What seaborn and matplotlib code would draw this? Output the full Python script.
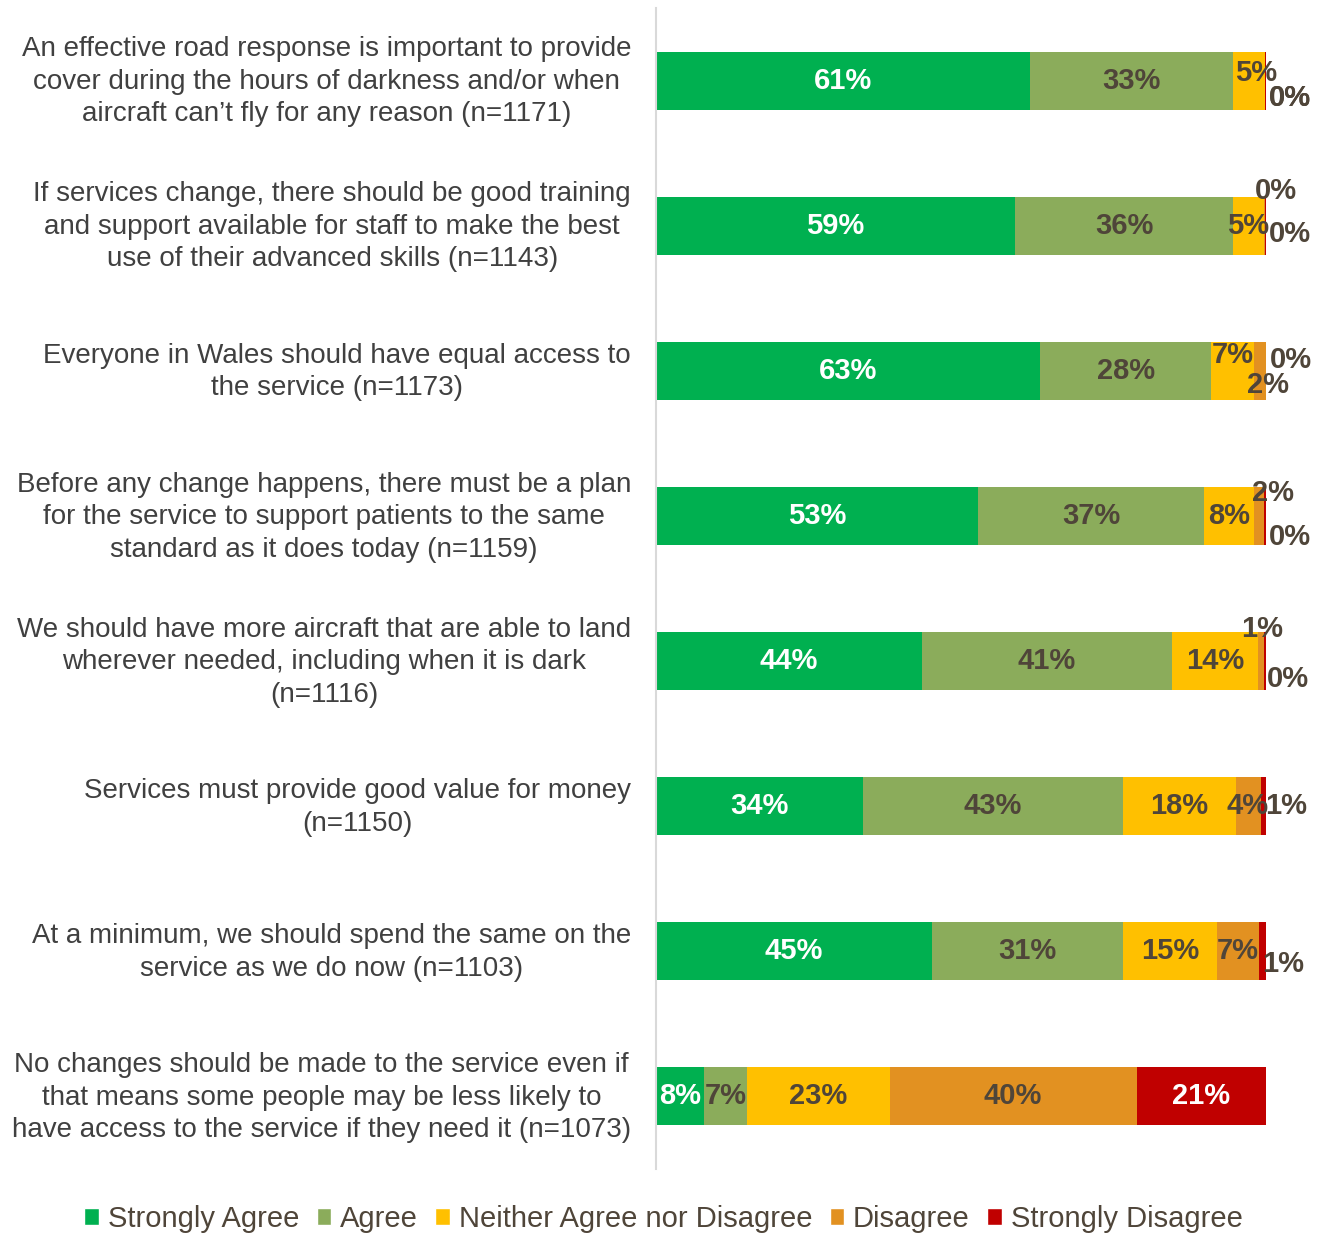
import numpy as np
import pandas as pd
import seaborn as sns
import matplotlib.pyplot as plt
import matplotlib.transforms as mtransforms
from matplotlib.patches import Patch

# Data (percent of respondents)
statements = [
    "An effective road response is important to provide\ncover during the hours of darkness and/or when\naircraft can\u2019t fly for any reason (n=1171)",
    "If services change, there should be good training\nand support available for staff to make the best\nuse of their advanced skills (n=1143)",
    "Everyone in Wales should have equal access to\nthe service (n=1173)",
    "Before any change happens, there must be a plan\nfor the service to support patients to the same\nstandard as it does today (n=1159)",
    "We should have more aircraft that are able to land\nwherever needed, including when it is dark\n(n=1116)",
    "Services must provide good value for money\n(n=1150)",
    "At a minimum, we should spend the same on the\nservice as we do now (n=1103)",
    "No changes should be made to the service even if\nthat means some people may be less likely to\nhave access to the service if they need it (n=1073)",
]
responses = ["Strongly Agree", "Agree", "Neither Agree nor Disagree",
             "Disagree", "Strongly Disagree"]
strongly_agree = [61.3, 58.9, 63.0, 52.8, 43.6, 33.9, 45.2, 7.9]
agree = [33.3, 35.7, 28.0, 37.0, 41.0, 42.6, 31.4, 7.0]
neutral = [5.2, 5.1, 7.0, 8.2, 14.1, 18.5, 15.3, 23.4]
disagree = [0.1, 0.1, 2.0, 1.6, 1.0, 4.1, 7.0, 40.5]
strongly_disagree = [0.1, 0.2, 0.0, 0.4, 0.3, 0.9, 1.1, 21.2]
colors = ["#00B050", "#8BAC5B", "#FFC000", "#E29121", "#C00000"]

# Settings
sns.set_style("white")
plt.rcParams['font.family'] = ['Liberation Sans', 'DejaVu Sans']
dark = "#4F4539"

df = pd.DataFrame({"statement": statements,
                   responses[0]: strongly_agree,
                   responses[1]: agree,
                   responses[2]: neutral,
                   responses[3]: disagree,
                   responses[4]: strongly_disagree})
vals = df[responses].to_numpy()
cum = vals.cumsum(axis=1)

fig = plt.figure(figsize=(13.27, 12.35), dpi=100)
ax = fig.add_axes([656 / 1327, 1 - 1169 / 1235, 610 / 1327, 1161 / 1235])

# stacked bars: draw cumulative totals from the longest down
for j in range(len(responses) - 1, -1, -1):
    plot_df = pd.DataFrame({"statement": statements, "value": cum[:, j]})
    sns.barplot(data=plot_df, x="value", y="statement", color=colors[j],
                saturation=1, width=0.4, linewidth=0, ax=ax)

# label positions for the thin segments (x in %, y offset in rows)
label_pos = {
    (0, 2): (98.4, -0.055), (0, 3): (103.9, 0.12), (0, 4): (103.9, 0.12),
    (1, 2): (97.0, 0.0), (1, 3): (101.6, -0.24), (1, 4): (103.9, 0.06),
    (2, 2): (94.6, -0.11), (2, 3): (100.3, 0.1), (2, 4): (104.1, -0.075),
    (3, 3): (101.1, -0.16), (3, 4): (103.9, 0.145),
    (4, 3): (99.3, -0.22), (4, 4): (103.6, 0.124),
    (5, 3): (97.0, 0.0), (5, 4): (103.3, 0.0),
    (6, 4): (102.8, 0.09),
}
for i in range(len(statements)):
    for j in range(len(responses)):
        v = vals[i, j]
        if (i, j) in label_pos:
            x, dy = label_pos[(i, j)]
            c = "white" if j == 0 else dark
        else:
            x, dy = cum[i, j] - v / 2, 0.0
            c = "white" if j in (0, 4) else dark
        ax.text(x, i + dy, f"{round(v):.0f}%", ha="center", va="center",
                fontsize=21, fontweight="bold", color=c, clip_on=False)

ax.set_xlim(0, 100)
ax.set_ylim(7.5, -0.5)
ax.set_xlabel("")
ax.set_ylabel("")
ax.set_xticks([])
ax.tick_params(axis="y", length=0, pad=18)
ax.set_yticks(range(len(statements)))
ax.set_yticklabels(statements, fontsize=20, color="#404040",
                   multialignment="center", linespacing=1.32)
shift = mtransforms.ScaledTranslation(0, 5 / 100, fig.dpi_scale_trans)
for lab in ax.get_yticklabels():
    lab.set_transform(lab.get_transform() + shift)
for s in ["top", "right", "bottom"]:
    ax.spines[s].set_visible(False)
ax.spines["left"].set_color("#D9D9D9")
ax.spines["left"].set_linewidth(1.5)

handles = [Patch(facecolor=colors[j], label=responses[j]) for j in range(5)]
fig.legend(handles=handles, loc="center", bbox_to_anchor=(0.5, 1 - 1219 / 1235),
           ncol=5, frameon=False, fontsize=21, handlelength=0.5,
           handleheight=0.5, handletextpad=0.3, columnspacing=0.6,
           labelcolor=dark)

fig.savefig("out.png", dpi=100)
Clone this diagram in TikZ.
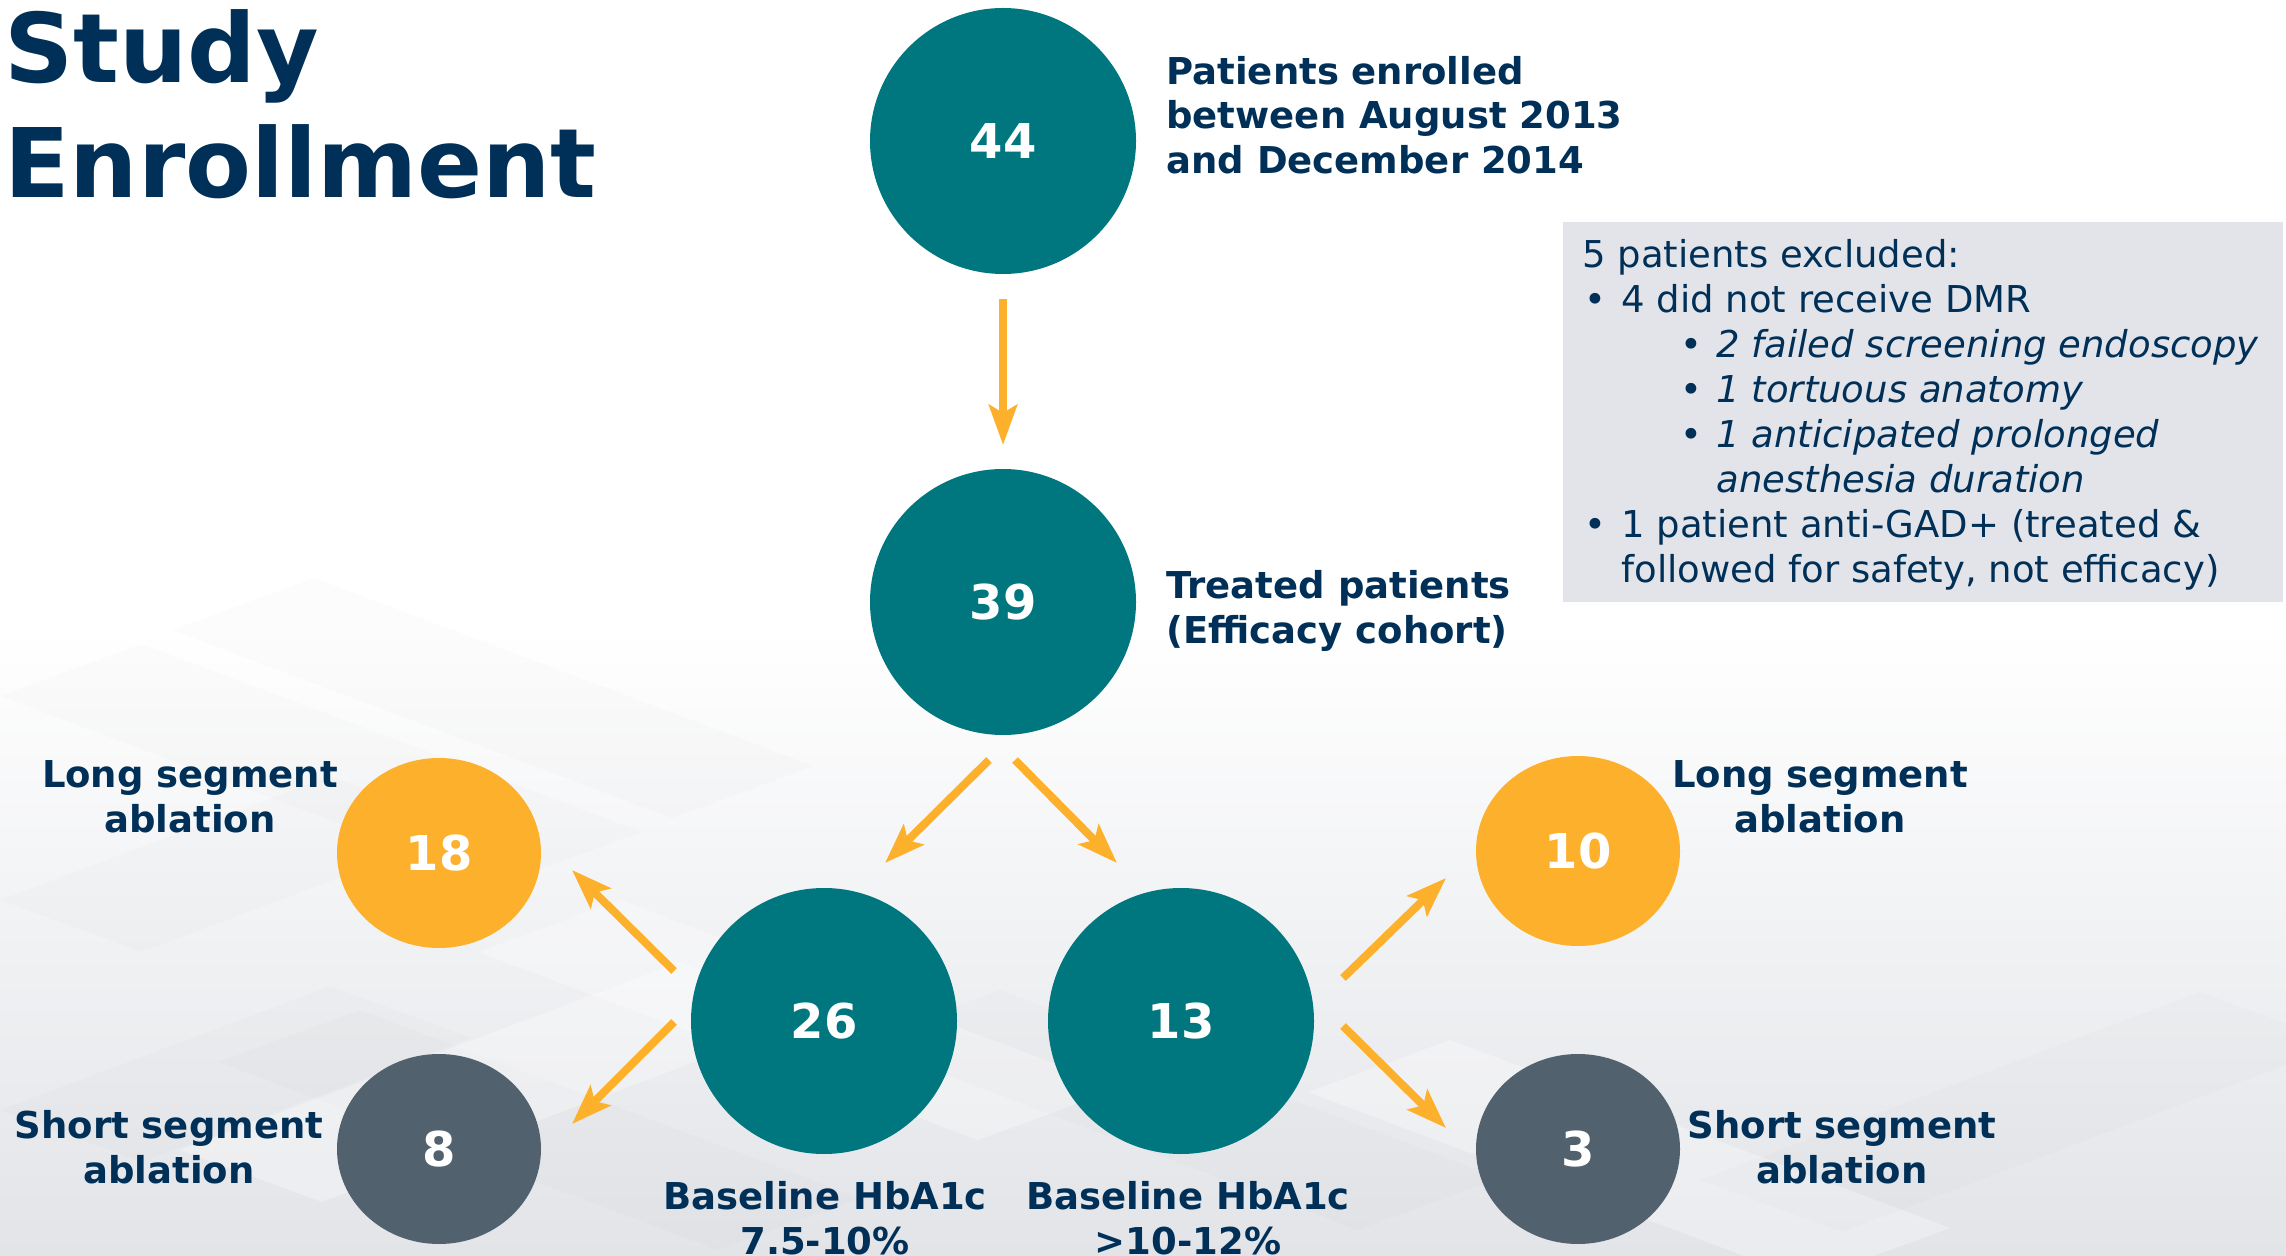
\documentclass[tikz,border=0pt]{standalone}
\usepackage{fontspec}
\setmainfont{DejaVu Sans}
\usetikzlibrary{shapes.geometric,arrows.meta,calc}

\definecolor{navy}{RGB}{0,48,87}
\definecolor{cteal}{RGB}{0,119,127}
\definecolor{amber}{RGB}{253,176,43}
\definecolor{slate}{RGB}{82,97,110}
\definecolor{boxgray}{RGB}{227,228,233}
\definecolor{bgbottom}{RGB}{226,228,232}

\tikzset{
  bigdot/.style={circle, fill=cteal, minimum size=133pt, inner sep=0pt,
    text=white, font=\fontsize{24}{24}\selectfont\bfseries},
  armdot/.style={ellipse, minimum width=102pt, minimum height=95pt, inner sep=0pt,
    text=white, font=\fontsize{24}{24}\selectfont\bfseries},
  lbl/.style={text=navy, align=center, inner sep=0pt,
    font=\fontsize{18.5}{22.25}\selectfont\bfseries},
  flow/.style={draw=amber, line width=4pt,
    -{Stealth[length=20pt,width=14pt,inset=4pt]}},
  facet/.style={fill=black, opacity=0.012},
  glint/.style={fill=white, opacity=0.3}
}

\begin{document}
\begin{tikzpicture}[x=0.5pt,y=-0.5pt]
  \useasboundingbox (0,0) rectangle (2286,1256);

  % background: white fading to light grey, with faint facets
  \shade[top color=white, bottom color=bgbottom, middle color=white]
    (0,0) rectangle (2286,1256);
  \fill[facet] (314,578) -- ++(500,188) -- ++(-142,52) -- ++(-500,-188) -- cycle;
  \fill[facet] (142,644) -- ++(500,188) -- ++(-142,52) -- ++(-500,-188) -- cycle;
  \fill[facet] (0,900) -- ++(330,-124) -- ++(142,52) -- ++(-330,124) -- cycle;
  \fill[glint] (620,900) -- ++(500,188) -- ++(-142,52) -- ++(-500,-188) -- cycle;
  \fill[facet] (360,1010) -- ++(500,188) -- ++(-142,52) -- ++(-500,-188) -- cycle;
  \fill[facet] (0,1110) -- ++(330,-124) -- ++(142,52) -- ++(-330,124) -- cycle;
  \fill[glint] (180,1150) -- ++(500,-188) -- ++(142,52) -- ++(-500,188) -- cycle;
  \fill[facet] (1000,990) -- ++(500,188) -- ++(-142,52) -- ++(-500,-188) -- cycle;
  \fill[glint] (1450,1040) -- ++(500,188) -- ++(-142,52) -- ++(-500,-188) -- cycle;
  \fill[facet] (1700,1180) -- ++(500,-188) -- ++(142,52) -- ++(-500,188) -- cycle;

  % title
  \node[text=navy, anchor=north west, align=left, inner sep=0pt,
        font=\fontsize{48}{57.5}\selectfont\bfseries] (title) at (4,9) {Study\\Enrollment};

  % main chain
  \node[bigdot] (n44) at (1003,141) {44};
  \node[bigdot] (n39) at (1003,602) {39};
  \node[bigdot] (n26) at (824,1021) {26};
  \node[bigdot] (n13) at (1181,1021) {13};

  % ablation arms
  \node[armdot, fill=amber] (n18) at (439,853) {18};
  \node[armdot, fill=slate] (n8) at (439,1149) {8};
  \node[armdot, fill=amber] (n10) at (1578,851) {10};
  \node[armdot, fill=slate] (n3) at (1578,1149) {3};

  % labels
  \node[lbl, anchor=west, align=left] (enrolled) at (1166,115)
    {Patients enrolled\\between August 2013\\and December 2014};
  \node[lbl, anchor=west, align=left] (treated) at (1166,611)
    {Treated patients\\(Efficacy cohort)};
  \node[lbl] (longL) at (190,797) {Long segment\\ablation};
  \node[lbl] (shortL) at (169,1147) {Short segment\\ablation};
  \node[lbl] (longR) at (1820,797) {Long segment\\ablation};
  \node[lbl] (shortR) at (1842,1147) {Short segment\\ablation};
  \node[lbl] (lowA) at (825,1218) {Baseline HbA1c\\7.5-10\%};
  \node[lbl] (highA) at (1188,1218) {Baseline HbA1c\\>10-12\%};

  % exclusions
  \fill[boxgray] (1563,222) rectangle (2283,602);
  \node[text=navy, anchor=north west, align=left, inner sep=0pt,
        font=\fontsize{18.5}{22.5}\selectfont] (excluded) at (1582,239)
    {5 patients excluded:\\
     \hspace*{1pt}\makebox[18.5pt][l]{\textbullet}4 did not receive DMR\\
     \hspace*{49pt}\makebox[18pt][l]{\textbullet}\textit{2 failed screening endoscopy}\\
     \hspace*{49pt}\makebox[18pt][l]{\textbullet}\textit{1 tortuous anatomy}\\
     \hspace*{49pt}\makebox[18pt][l]{\textbullet}\textit{1 anticipated prolonged}\\
     \hspace*{67pt}\textit{anesthesia duration}\\
     \hspace*{1pt}\makebox[18.5pt][l]{\textbullet}1 patient anti-GAD+ (treated \&\\
     \hspace*{19.5pt}followed for safety, not efficacy)};

  % arrows
  \draw[flow] ($(n44)+(0,158)$) -- ($(n39)+(0,-157)$);
  \draw[flow] ($(n39)+(-14,158)$) -- ($(n26)+(61,-158)$);
  \draw[flow] ($(n39)+(12,158)$) -- ($(n13)+(-64,-158)$);
  \draw[flow] ($(n26)+(-150,-50)$) -- ($(n18)+(133,17)$);
  \draw[flow] ($(n26)+(-150,1)$) -- ($(n8)+(133,-25)$);
  \draw[flow] ($(n13)+(162,-43)$) -- ($(n10)+(-132,27)$);
  \draw[flow] ($(n13)+(162,5)$) -- ($(n3)+(-132,-21)$);
\end{tikzpicture}
\end{document}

###

From the opening line of the listing above through the line bearing "from matplotlib.patches import Patch", repeat each line exactly. Drop every picture.

■ Task result:
What seaborn and matplotlib code would draw this? Output the full Python script.
import numpy as np
import pandas as pd
import seaborn as sns
import matplotlib.pyplot as plt
import matplotlib.transforms as mtransforms
from matplotlib.patches import Patch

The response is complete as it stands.